Non manca in questo film un'altra tematica cara al regista, ovvero la grande distanza che sussiste tra le classi povere e quelle ricche, la quale non si differenzia molto da un paese all'altro. Mija vive nella povertà, ma è riuscita a costruirsi un mondo felice grazie a Okja: ecco dunque perché cerca di riappropriarsene, senza di lei si sente una persona incompleta.
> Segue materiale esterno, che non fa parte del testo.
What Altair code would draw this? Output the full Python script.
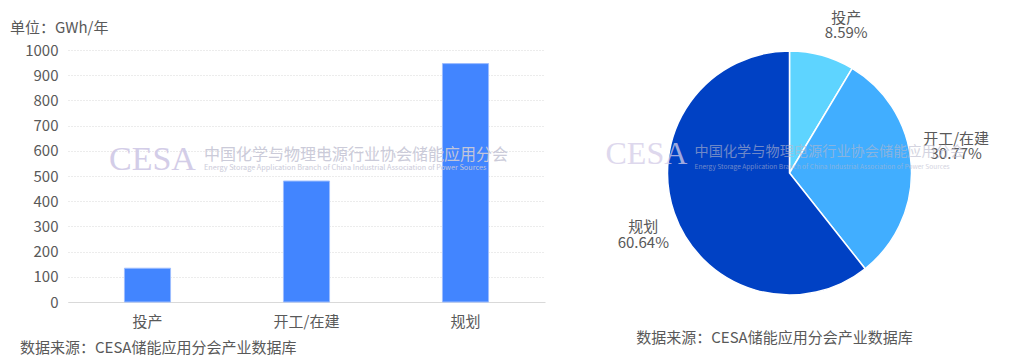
import altair as alt
import pandas as pd

# ---- data ----
categories = ["投产", "开工/在建", "规划"]
capacity_gwh = [134, 480, 946]
pie_labels = ["投产\n8.59%", "开工/在建\n30.77%", "规划\n60.64%"]
pie_colors = ["#5ED4FF", "#41AEFF", "#0041C4"]
y_ticks = [0, 100, 200, 300, 400, 500, 600, 700, 800, 900, 1000]

unit_text = "单位：GWh/年"
source_text = "数据来源：CESA储能应用分会产业数据库"
wm_logo = "CESA"
wm_cn = "中国化学与物理电源行业协会储能应用分会"
wm_en = "Energy Storage Application Branch of China Industrial Association of Power Sources"

FONT = "Noto Sans CJK SC"
GRAY = "#595959"

df = pd.DataFrame({"cat": categories, "value": capacity_gwh, "idx": list(range(len(categories))),
                   "label": pie_labels})

# ---- left: bar chart ----
LW, LH = 477, 252

bars = alt.Chart(df).mark_bar(color="#4285FF", stroke="#9DBDFF", strokeWidth=1).encode(
    x=alt.X("cat:N", sort=categories,
            scale=alt.Scale(paddingInner=0.71, paddingOuter=0.355),
            axis=alt.Axis(title=None, labelAngle=0, labelFont=FONT, labelFontSize=15,
                          labelColor=GRAY, ticks=False, domainColor="#D9D9D9",
                          labelPadding=12, domainWidth=1)),
    y=alt.Y("value:Q", scale=alt.Scale(domain=[0, 1000], nice=False),
            axis=alt.Axis(title=None, values=y_ticks, format="d", labelFont=FONT, labelFontSize=15,
                          labelColor=GRAY, ticks=False, domain=False, labelPadding=10,
                          gridColor="#D9D9D9", gridDash=[1, 2], gridWidth=1)),
)

def txt(s, x, y, size, color, align="left", font=FONT, opacity=1.0, baseline="middle"):
    return alt.Chart(pd.DataFrame({"t": [s]})).mark_text(
        align=align, baseline=baseline, font=font, fontSize=size, color=color, opacity=opacity
    ).encode(text="t:N", x=alt.value(x), y=alt.value(y))

left = alt.layer(
    bars,
    txt(wm_logo, 41, 110, 34, "#CFC8E6", font="Liberation Serif", opacity=0.9),
    txt(wm_cn, 136, 105, 16, "#C9C9D8", opacity=0.95),
    txt(wm_en, 136, 118, 7.3, "#C9C9D8", opacity=0.95),
    txt(unit_text, -58, -22, 15, GRAY),
    txt(source_text, -48, 298, 15, GRAY),
).properties(width=LW, height=LH)

# ---- right: pie chart ----
RW, RH = 380, 246

arcs = alt.Chart(df).mark_arc(outerRadius=122, stroke="white", strokeWidth=1.5).encode(
    theta=alt.Theta("value:Q", stack=True),
    order=alt.Order("idx:Q"),
    color=alt.Color("cat:N", sort=categories,
                    scale=alt.Scale(domain=categories, range=pie_colors), legend=None),
)

# per-label nudges (label layout offsets)
label_offsets = {"投产": (14, -1), "开工/在建": (7, -24), "规划": (5, 2)}
label_layers = []
for cat, (ddx, ddy) in label_offsets.items():
    label_layers.append(
        alt.Chart(df)
        .transform_window(cum="sum(value)", sort=[alt.SortField("idx")])
        .transform_calculate(mid="datum.cum - datum.value / 2")
        .transform_filter(alt.datum.cat == cat)
        .mark_text(radius=160, font=FONT, fontSize=15, color=GRAY, lineBreak="\n",
                   lineHeight=15.5, align="center", baseline="middle", dx=ddx, dy=ddy)
        .encode(theta=alt.Theta("mid:Q", stack=None), text="label:N")
    )

right = alt.layer(
    arcs,
    *label_layers,
    txt(wm_logo, 6, 104, 32, "#D3CCE8", font="Liberation Serif", opacity=0.75),
    txt(wm_cn, 95, 102, 14.2, "#B8B8CC", opacity=0.6),
    txt(wm_en, 95, 117, 6.6, "#B8B8CC", opacity=0.6),
    txt(source_text, 175, 288, 15, GRAY, align="center"),
).properties(width=RW, height=RH)

chart = alt.hconcat(left, right, spacing=54.5, bounds="flush").properties(
    padding={"left": 10, "top": 10, "right": 5, "bottom": 2}
).configure_view(strokeWidth=0, stroke=None)

chart.save("out.html", embed_options={"renderer": "svg", "actions": False})
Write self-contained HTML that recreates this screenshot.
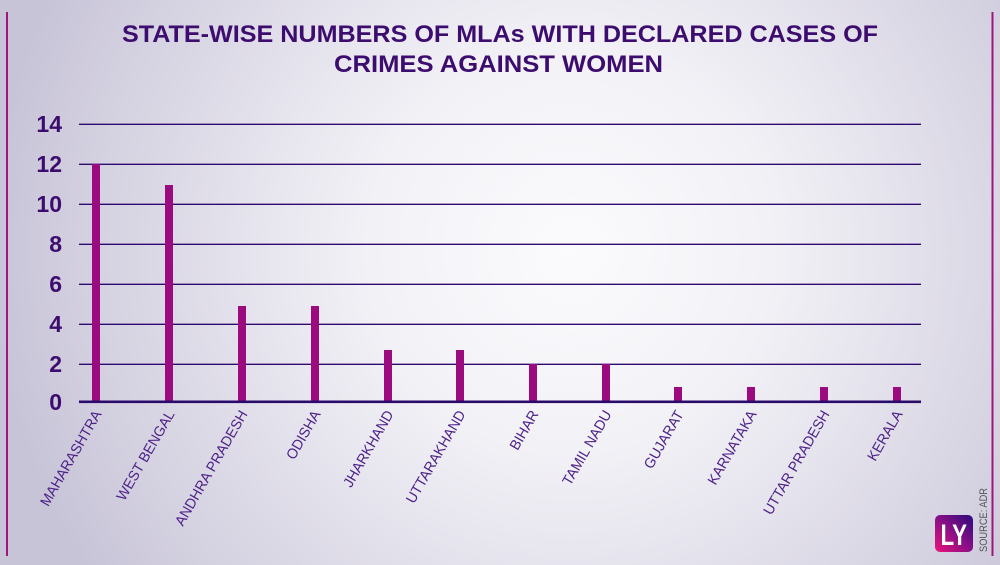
<!DOCTYPE html>
<html>
<head>
<meta charset="utf-8">
<style>
html,body{margin:0;padding:0;width:1000px;height:565px;overflow:hidden;background:#e6e4ee;}
svg{display:block;}
</style>
</head>
<body>
<svg width="1000" height="565" viewBox="0 0 1000 565" xmlns="http://www.w3.org/2000/svg">
  <defs>
    <radialGradient id="bg" gradientUnits="userSpaceOnUse" cx="570" cy="250" r="580">
      <stop offset="0" stop-color="#fbfbfd"/>
      <stop offset="0.35" stop-color="#f2f1f6"/>
      <stop offset="0.75" stop-color="#d9d6e4"/>
      <stop offset="1" stop-color="#c8c4d8"/>
    </radialGradient>
    <linearGradient id="logo" x1="0" y1="1" x2="1" y2="0">
      <stop offset="0" stop-color="#ea1479"/>
      <stop offset="0.5" stop-color="#8a0f86"/>
      <stop offset="1" stop-color="#2a0b7c"/>
    </linearGradient>
  </defs>
  <rect x="0" y="0" width="1000" height="565" fill="url(#bg)"/>

  <!-- side lines -->
  <rect x="6" y="12" width="2" height="544" fill="#a0167f"/>
  <rect x="991.5" y="12" width="2" height="544" fill="#a0167f"/>

  <!-- title -->
  <g font-family="'Liberation Sans', sans-serif" font-weight="bold" font-size="24" fill="#3d0c6f">
    <text x="122" y="42" textLength="756" lengthAdjust="spacingAndGlyphs">STATE-WISE NUMBERS OF MLAs WITH DECLARED CASES OF</text>
    <text x="334" y="72" textLength="329" lengthAdjust="spacingAndGlyphs">CRIMES AGAINST WOMEN</text>
  </g>

  <!-- grid lines -->
  <g stroke="#2e0a6e" stroke-width="1.3">
    <line x1="79" y1="124.3" x2="921" y2="124.3"/>
    <line x1="79" y1="164.3" x2="921" y2="164.3"/>
    <line x1="79" y1="204.3" x2="921" y2="204.3"/>
    <line x1="79" y1="244.3" x2="921" y2="244.3"/>
    <line x1="79" y1="284.3" x2="921" y2="284.3"/>
    <line x1="79" y1="324.3" x2="921" y2="324.3"/>
    <line x1="79" y1="364.3" x2="921" y2="364.3"/>
  </g>

  <!-- y labels -->
  <g font-family="'Liberation Sans', sans-serif" font-weight="bold" font-size="23" fill="#3d0c6f" text-anchor="end">
    <text x="62" y="132">14</text>
    <text x="62" y="172">12</text>
    <text x="62" y="212">10</text>
    <text x="62" y="252">8</text>
    <text x="62" y="292">6</text>
    <text x="62" y="332">4</text>
    <text x="62" y="372">2</text>
    <text x="62" y="410">0</text>
  </g>

  <!-- bars -->
  <g fill="#9c0a80">
    <rect x="92" y="164" width="8" height="237"/>
    <rect x="165" y="185" width="8" height="216"/>
    <rect x="238" y="306" width="8" height="95"/>
    <rect x="311" y="306" width="8" height="95"/>
    <rect x="384" y="350" width="8" height="51"/>
    <rect x="456" y="350" width="8" height="51"/>
    <rect x="529" y="364" width="8" height="37"/>
    <rect x="602" y="364" width="8" height="37"/>
    <rect x="674" y="387" width="8" height="14"/>
    <rect x="747" y="387" width="8" height="14"/>
    <rect x="820" y="387" width="8" height="14"/>
    <rect x="893" y="387" width="8" height="14"/>
  </g>

  <!-- x axis -->
  <rect x="79" y="400.5" width="842" height="2.6" fill="#2a0a6a"/>

  <!-- x labels -->
  <g font-family="'Liberation Sans', sans-serif" font-size="14.5" fill="#4d2289" text-anchor="end">
    <text transform="translate(102,414) rotate(-60) scale(0.97,1)">MAHARASHTRA</text>
    <text transform="translate(175,414) rotate(-60) scale(0.97,1)">WEST BENGAL</text>
    <text transform="translate(248,414) rotate(-60) scale(0.97,1)">ANDHRA PRADESH</text>
    <text transform="translate(321,414) rotate(-60) scale(0.97,1)">ODISHA</text>
    <text transform="translate(394,414) rotate(-60) scale(0.97,1)">JHARKHAND</text>
    <text transform="translate(466,414) rotate(-60) scale(0.97,1)">UTTARAKHAND</text>
    <text transform="translate(539,414) rotate(-60) scale(0.97,1)">BIHAR</text>
    <text transform="translate(612,414) rotate(-60) scale(0.97,1)">TAMIL NADU</text>
    <text transform="translate(684,414) rotate(-60) scale(0.97,1)">GUJARAT</text>
    <text transform="translate(757,414) rotate(-60) scale(0.97,1)">KARNATAKA</text>
    <text transform="translate(830,414) rotate(-60) scale(0.97,1)">UTTAR PRADESH</text>
    <text transform="translate(903,414) rotate(-60) scale(0.97,1)">KERALA</text>
  </g>

  <!-- logo -->
  <rect x="935" y="515" width="38" height="37" rx="5" ry="5" fill="url(#logo)"/>
  <text x="940.5" y="545" font-family="'Liberation Sans', sans-serif" font-weight="bold" font-size="30" fill="#ffffff" textLength="26.5" lengthAdjust="spacingAndGlyphs">LY</text>

  <!-- source -->
  <text transform="translate(987,552) rotate(-90)" font-family="'Liberation Sans', sans-serif" font-size="11" fill="#555555" textLength="64" lengthAdjust="spacingAndGlyphs">SOURCE: ADR</text>
</svg>
</body>
</html>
Lucy Mirando e Johnny Wilcox (magistralmente ritratti da Tilda Swinton e Jake Gyllenhaal), invece, vivono in palazzi d'avorio, indifferenti rispetto ai problemi delle altre persone che è come per loro fossero invisibili, e i loro atteggiamenti nevrotici e paranoici - a fronte di tutto il denaro di cui possono disporre - ci fa capire che non sono davvero felici e cercano tale felicità in una fama precaria che invece non è in grado di fornirgliela.
Diversamente da altre sue pellicole, Bong Joon-Ho in questo caso non lesina nell'inserire alcune scene comiche, un paio delle quali non sfigurerebbero in un nostrano cinepanettone post-duemila (con resa migliore, ovviamente), a dimostrazione di quanto possa rivelarsi versatile.
Pur essendo questa una fiaba, non vi è un lieto fine del tipo "e vissero tutti felici e contenti": c'è invece un retrogusto amaro che in realtà permea tutta la pellicola e diventa sempre più evidente col progredire della storia. Perché se la storia di Okja può concludersi nel migliore dei modi, altrettanto non può dirsi per molti dei suoi simili, per via di un'umanità priva di empatia.